What is perimenopause ?
The hormonal changes associated with menopause actually begin prior to the last menstrual period, during a three year period called perimenopause. During this transition, women may begin to experience menopausal symptoms and may lose bone density, even though they are still menstruating.
Why does menopause occur?
Every baby girl is born with many millions of eggs in her pair of ovaries. These eggs are nurtured by FSH or follicle stimulating hormone. As the age of the girl advances, these eggs reduce in number. Some of them are lost in the process of menstruation and many others die out. When the number of eggs in the ovaries is as low as a few thousands, the capacity of these eggs to function to their best is limited and perhaps even negligible. Moreover they also become resistant to FSH.
In addition to the reduction in the number of functional eggs in the ovaries, the production of estrogen and testosterone in the lady’s body is also inhibited. These are reproductive hormones in the human body which result in lady like characters and testosterone is the key to good sex life.
As a result of the above discussed changes, the female body undergoes a number of changes and her reproductive life comes to an end. This is menopause.
Symptoms of menopause
According to some studies, hot flushes occur in as many as 75% of perimenopausal women. The symptoms vary among women. Commonly, the hot flush may begin with a feeling of nausea or a headache, followed by a wave of heat, flushed skin, and palpitations (feeling a strong heartbeat). You may notice an increase in pulse rate and the temperature of your skin rises, which could cause insomnia.
Urinary incontinence :
There is a loss of control on urine release. In some cases, burning sensations while urinating is also experienced.

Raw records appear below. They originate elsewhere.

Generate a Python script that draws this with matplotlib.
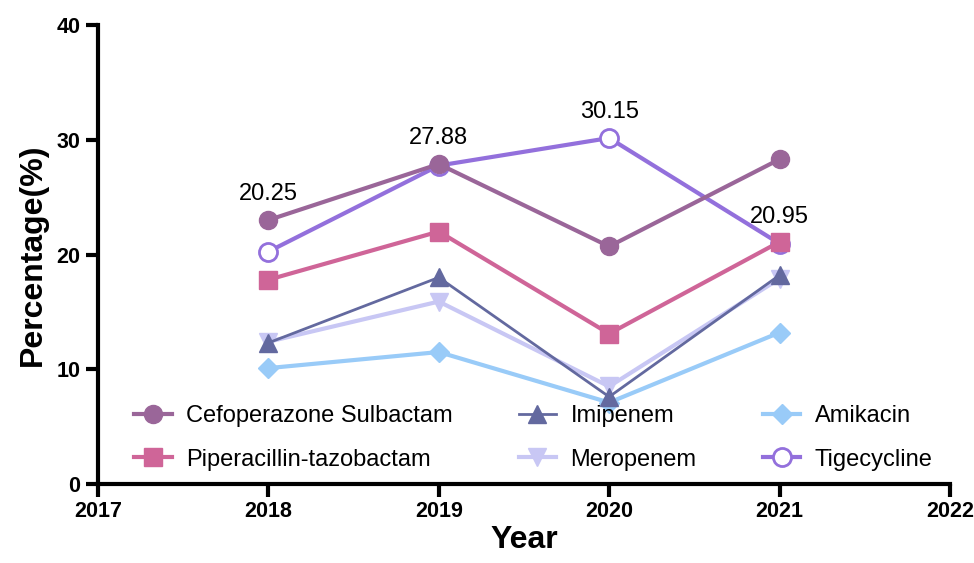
import matplotlib.pyplot as plt

plt.rcParams['font.family'] = ['Liberation Sans', 'DejaVu Sans']

years = [2018, 2019, 2020, 2021]
cefoperazone = [23.0, 27.88, 20.7, 28.3]
piperacillin = [17.8, 22.0, 13.1, 21.1]
imipenem = [12.3, 18.0, 7.6, 18.2]
meropenem = [12.4, 15.9, 8.5, 17.9]
amikacin = [10.1, 11.5, 7.1, 13.2]
tigecycline = [20.25, 27.75, 30.15, 20.95]
tig_labels = ["20.25", "27.88", "30.15", "20.95"]

fig = plt.figure(figsize=(9.74, 5.63), dpi=100)
ax = fig.add_axes([0.1006, 0.1403, 0.8747, 0.8153])

# lines (zorder so the overlaps look like the original)
ax.plot(years, cefoperazone, color='#9a6699', lw=3, marker='o', ms=13, label='Cefoperazone Sulbactam', zorder=8)
ax.plot(years, piperacillin, color='#cf6598', lw=3, marker='s', ms=12.5, label='Piperacillin-tazobactam', zorder=7)
ax.plot(years, imipenem, color='#63699f', lw=2, marker='^', ms=13, label='Imipenem', zorder=6)
ax.plot(years, meropenem, color='#c8c7f4', lw=3, marker='v', ms=13, label='Meropenem', zorder=5)
ax.plot(years, amikacin, color='#99cbf8', lw=3, marker='D', ms=10.5, label='Amikacin', zorder=4)
ax.plot(years, tigecycline, color='#9370dc', lw=3, marker='o', ms=13, mfc='white', mew=2,
        label='Tigecycline', zorder=3)

# value labels for tigecycline
offs = [23.0, 27.88, 30.15, 20.95]
for x, lab, yy in zip(years, tig_labels, offs):
    ax.annotate(lab, (x, yy), xytext=(0, 11), textcoords='offset points',
                ha='center', va='bottom', fontsize=17)

ax.set_xlim(2017, 2022)
ax.set_ylim(0, 40)
ax.set_xticks([2017, 2018, 2019, 2020, 2021, 2022])
ax.set_yticks([0, 10, 20, 30, 40])

for s in ['top', 'right']:
    ax.spines[s].set_visible(False)
for s in ['left', 'bottom']:
    ax.spines[s].set_linewidth(3)
ax.tick_params(width=3, length=9, labelsize=15.5)
for t in ax.get_xticklabels() + ax.get_yticklabels():
    t.set_fontweight('bold')

ax.set_xlabel('Year', fontsize=23, fontweight='bold', labelpad=2)
ax.set_ylabel('Percentage(%)', fontsize=23, fontweight='bold', labelpad=6)

ax.legend(ncol=3, frameon=False, loc='lower left', bbox_to_anchor=(0.02, -0.012),
          fontsize=17, handlelength=1.6, handletextpad=0.6, columnspacing=2.8,
          labelspacing=0.9, borderpad=0.3)

plt.savefig('out.png', dpi=100)
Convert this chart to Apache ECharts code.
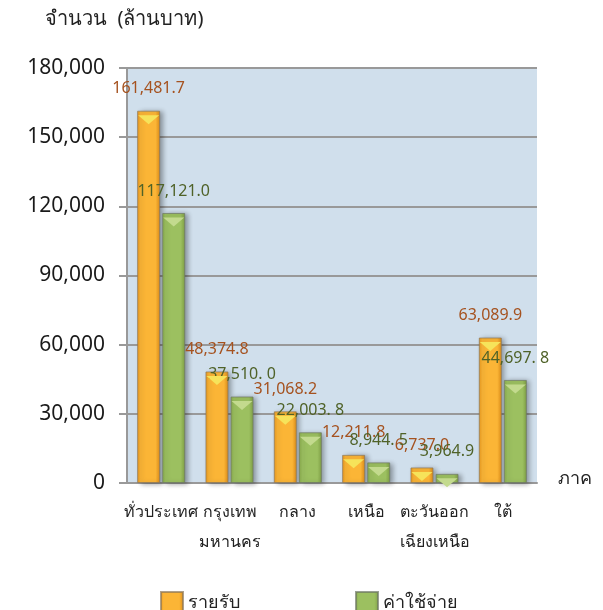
<!DOCTYPE html>
<html><head><meta charset="utf-8">
<script src="https://cdn.jsdelivr.net/npm/echarts@6/dist/echarts.min.js"></script>
<style>html,body{margin:0;padding:0;background:#fff}#c{width:603px;height:610px}</style>
</head><body><div id="c"></div>
<script>
const categories = ['ทั่วประเทศ', 'กรุงเทพ\nมหานคร', 'กลาง', 'เหนือ', 'ตะวันออก\nเฉียงเหนือ', 'ใต้'];
const incomeValues = [161481.7, 48374.8, 31068.2, 12211.8, 6737.0, 63089.9];
const expenseValues = [117121.0, 37510.0, 22003.8, 8944.5, 3964.9, 44697.8];
const incomeLabels = ['161,481.7', '48,374.8', '31,068.2', '12,211.8', '6,737.0', '63,089.9'];
const expenseLabels = ['117,121.0', '37,510. 0', '22,003. 8', '8,944. 5', '3,964.9', '44,697. 8'];
const seriesNames = ['รายรับ', 'ค่าใช้จ่าย'];
const yTitle = 'จำนวน  (ล้านบาท)';
const xTitle = 'ภาค';

const FONT = '"Noto Sans", "DejaVu Sans", sans-serif';
const chart = echarts.init(document.getElementById('c'), null, {renderer: 'canvas'});

function grad(c1, c2, c3) {
  return new echarts.graphic.LinearGradient(0, 0, 1, 0, [
    {offset: 0, color: c1}, {offset: 0.15, color: c2}, {offset: 0.8, color: c2}, {offset: 1, color: c3}
  ]);
}
const TRI = 'path://M0,0 L20,0 L10,8 Z';

chart.setOption({
  animation: false,
  textStyle: {fontFamily: FONT},
  grid: {left: 127, right: 66, top: 68, bottom: 127, show: true, backgroundColor: '#d0dfec', borderWidth: 0},
  graphic: [
    {type: 'text', left: 45, top: 9, style: {text: yTitle, font: '20px ' + FONT, fill: '#222'}},
    {type: 'text', left: 558, top: 470, style: {text: xTitle, font: '18px ' + FONT, fill: '#222'}}
  ],
  legend: {
    data: seriesNames, left: 155, top: 586, itemWidth: 22, itemHeight: 22, itemGap: 115,
    icon: 'rect', textStyle: {fontSize: 18, color: '#222', fontFamily: FONT}
  },
  xAxis: {
    type: 'category', data: categories,
    axisLine: {lineStyle: {color: '#999', width: 2}},
    axisTick: {show: false},
    axisLabel: {color: '#222', fontSize: 16, margin: 14, lineHeight: 30, interval: 0, fontFamily: FONT}
  },
  yAxis: {
    type: 'value', min: 0, max: 180000, interval: 30000,
    axisLine: {show: true, lineStyle: {color: '#999', width: 2}},
    axisTick: {show: true, length: 8, lineStyle: {color: '#999', width: 2}},
    splitLine: {lineStyle: {color: '#999', width: 2}},
    axisLabel: {color: '#1a1a1a', fontSize: 21, margin: 22, fontFamily: FONT,
      formatter: v => v.toLocaleString('en-US')}
  },
  series: [
    {
      name: seriesNames[0], type: 'bar', data: incomeValues, barWidth: 23, barGap: '9%',
      itemStyle: {color: grad('#e8961c', '#fbb536', '#d98a18'), borderColor: 'rgba(140,120,90,0.7)', borderWidth: 1,
        shadowColor: 'rgba(0,0,0,0.35)', shadowBlur: 5, shadowOffsetX: 3, shadowOffsetY: 1},
      label: {show: true, position: 'top', distance: 14, color: '#a5521f', fontSize: 16, fontFamily: FONT,
        formatter: p => incomeLabels[p.dataIndex]}
    },
    {
      name: seriesNames[1], type: 'bar', data: expenseValues, barWidth: 23, barGap: '9%',
      itemStyle: {color: grad('#86a84a', '#9cc060', '#7f9f45'), borderColor: 'rgba(110,120,100,0.7)', borderWidth: 1,
        shadowColor: 'rgba(0,0,0,0.35)', shadowBlur: 5, shadowOffsetX: 3, shadowOffsetY: 1},
      label: {show: true, position: 'top', distance: 14, color: '#4f6228', fontSize: 16, fontFamily: FONT,
        formatter: p => expenseLabels[p.dataIndex]}
    },
    {
      type: 'pictorialBar', data: incomeValues, barWidth: 23, barGap: '9%', symbol: TRI,
      symbolSize: [21, 9], symbolPosition: 'end', symbolOffset: [0, '50%'], z: 3, silent: true,
      itemStyle: {color: '#f6e35a'}
    },
    {
      type: 'pictorialBar', data: expenseValues, barWidth: 23, barGap: '9%', symbol: TRI,
      symbolSize: [21, 9], symbolPosition: 'end', symbolOffset: [0, '50%'], z: 3, silent: true,
      itemStyle: {color: '#c3da8e'}
    }
  ]
});
</script></body></html>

As oestrogen affects the lining of the vagina, peri-menopausal women might experience painful intercourse and some changes in discharges from the vagina.

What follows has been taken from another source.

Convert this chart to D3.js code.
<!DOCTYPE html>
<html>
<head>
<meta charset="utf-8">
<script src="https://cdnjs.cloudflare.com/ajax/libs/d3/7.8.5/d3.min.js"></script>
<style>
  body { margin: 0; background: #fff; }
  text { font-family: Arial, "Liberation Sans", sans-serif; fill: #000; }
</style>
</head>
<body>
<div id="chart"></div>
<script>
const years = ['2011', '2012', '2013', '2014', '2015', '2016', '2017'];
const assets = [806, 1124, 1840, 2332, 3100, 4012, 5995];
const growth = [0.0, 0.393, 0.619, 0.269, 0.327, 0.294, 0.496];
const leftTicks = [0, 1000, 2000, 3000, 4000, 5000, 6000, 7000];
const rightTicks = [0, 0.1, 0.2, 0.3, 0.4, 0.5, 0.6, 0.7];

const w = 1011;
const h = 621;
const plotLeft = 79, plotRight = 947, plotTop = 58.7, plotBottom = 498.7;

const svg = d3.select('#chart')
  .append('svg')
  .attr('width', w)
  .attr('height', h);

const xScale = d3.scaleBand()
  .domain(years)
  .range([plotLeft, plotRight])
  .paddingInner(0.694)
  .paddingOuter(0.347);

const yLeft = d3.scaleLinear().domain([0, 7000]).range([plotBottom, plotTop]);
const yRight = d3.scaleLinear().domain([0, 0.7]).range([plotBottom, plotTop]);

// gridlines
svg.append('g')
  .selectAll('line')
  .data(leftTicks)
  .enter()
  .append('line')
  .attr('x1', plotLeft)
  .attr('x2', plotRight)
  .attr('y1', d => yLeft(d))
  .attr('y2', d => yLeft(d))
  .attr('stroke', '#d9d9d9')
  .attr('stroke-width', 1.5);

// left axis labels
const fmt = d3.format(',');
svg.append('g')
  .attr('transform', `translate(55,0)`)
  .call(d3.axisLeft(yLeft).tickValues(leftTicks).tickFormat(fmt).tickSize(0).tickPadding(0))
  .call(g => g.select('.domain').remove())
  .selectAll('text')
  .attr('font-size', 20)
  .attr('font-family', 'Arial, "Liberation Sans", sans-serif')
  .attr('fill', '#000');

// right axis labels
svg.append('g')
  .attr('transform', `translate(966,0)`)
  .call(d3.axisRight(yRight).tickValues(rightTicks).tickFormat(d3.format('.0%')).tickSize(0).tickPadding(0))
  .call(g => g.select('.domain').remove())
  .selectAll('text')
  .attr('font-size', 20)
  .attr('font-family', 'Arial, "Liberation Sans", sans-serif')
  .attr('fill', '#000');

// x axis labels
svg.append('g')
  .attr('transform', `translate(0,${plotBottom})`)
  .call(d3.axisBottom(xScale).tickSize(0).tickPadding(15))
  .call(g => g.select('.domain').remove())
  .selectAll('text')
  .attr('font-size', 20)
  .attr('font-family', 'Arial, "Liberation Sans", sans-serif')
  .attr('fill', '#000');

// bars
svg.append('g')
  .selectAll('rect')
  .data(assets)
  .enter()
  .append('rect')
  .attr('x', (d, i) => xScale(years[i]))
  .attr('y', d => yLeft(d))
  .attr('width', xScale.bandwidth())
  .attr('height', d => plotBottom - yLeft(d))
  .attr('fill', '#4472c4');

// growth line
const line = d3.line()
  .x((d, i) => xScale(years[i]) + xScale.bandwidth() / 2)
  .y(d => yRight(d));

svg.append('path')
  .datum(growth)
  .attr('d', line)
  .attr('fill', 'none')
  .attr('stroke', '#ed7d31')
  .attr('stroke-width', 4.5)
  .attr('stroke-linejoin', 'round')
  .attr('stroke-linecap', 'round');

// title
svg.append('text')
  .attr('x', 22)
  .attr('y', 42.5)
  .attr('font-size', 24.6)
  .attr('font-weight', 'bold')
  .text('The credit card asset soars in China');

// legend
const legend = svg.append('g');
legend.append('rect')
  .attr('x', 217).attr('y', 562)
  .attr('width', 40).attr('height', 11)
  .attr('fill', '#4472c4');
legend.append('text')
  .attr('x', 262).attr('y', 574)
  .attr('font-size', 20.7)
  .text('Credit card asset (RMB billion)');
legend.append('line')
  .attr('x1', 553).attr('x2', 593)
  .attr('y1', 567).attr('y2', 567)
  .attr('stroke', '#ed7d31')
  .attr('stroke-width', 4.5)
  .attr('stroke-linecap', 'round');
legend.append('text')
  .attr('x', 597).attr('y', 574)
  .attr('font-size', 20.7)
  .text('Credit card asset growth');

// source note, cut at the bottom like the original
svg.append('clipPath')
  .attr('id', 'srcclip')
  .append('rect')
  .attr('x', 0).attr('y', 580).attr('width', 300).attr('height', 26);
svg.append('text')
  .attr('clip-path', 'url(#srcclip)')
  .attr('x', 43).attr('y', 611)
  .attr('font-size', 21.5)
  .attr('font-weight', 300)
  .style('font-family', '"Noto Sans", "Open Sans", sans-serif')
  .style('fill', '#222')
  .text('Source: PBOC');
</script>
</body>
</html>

Menopause may cause changes in the shape of the breasts.
Thinning of the skin
The moisture and oil content of skin is lost and the skin starts sagging and thinning
Bone loss can happen during the perimenopausal stage, which can cause osteoporosis, a condition that increases the risk of bone fractures. These fractures can be intensely painful and can interfere with daily life. They also can increase the risk of death.
Cholesterol profiles also change significantly at the time of menopause. Total cholesterol and LDL (bad) cholesterol increase. This is associated with an increased risk of heart disease.
A 3-year study of healthy women nearing menopause found an average gain of 5 pounds during the 3 years. Hormonal changes and aging are both possible factors in this weight gain.
Diet in menopause
Postmenopausal women not on estrogen therapy should consume 1,500 mg of calcium daily to prevent loss of bone mineral density. Women on estrogen therapy should consume at least 1,000 mg of calcium daily.
The least expensive way to obtain calcium is through diet. Diet can easily provide 1,000-1,500 mg of calcium daily. All dairy food items, calcium fortifies juices and sea food like fish are rich in calcium.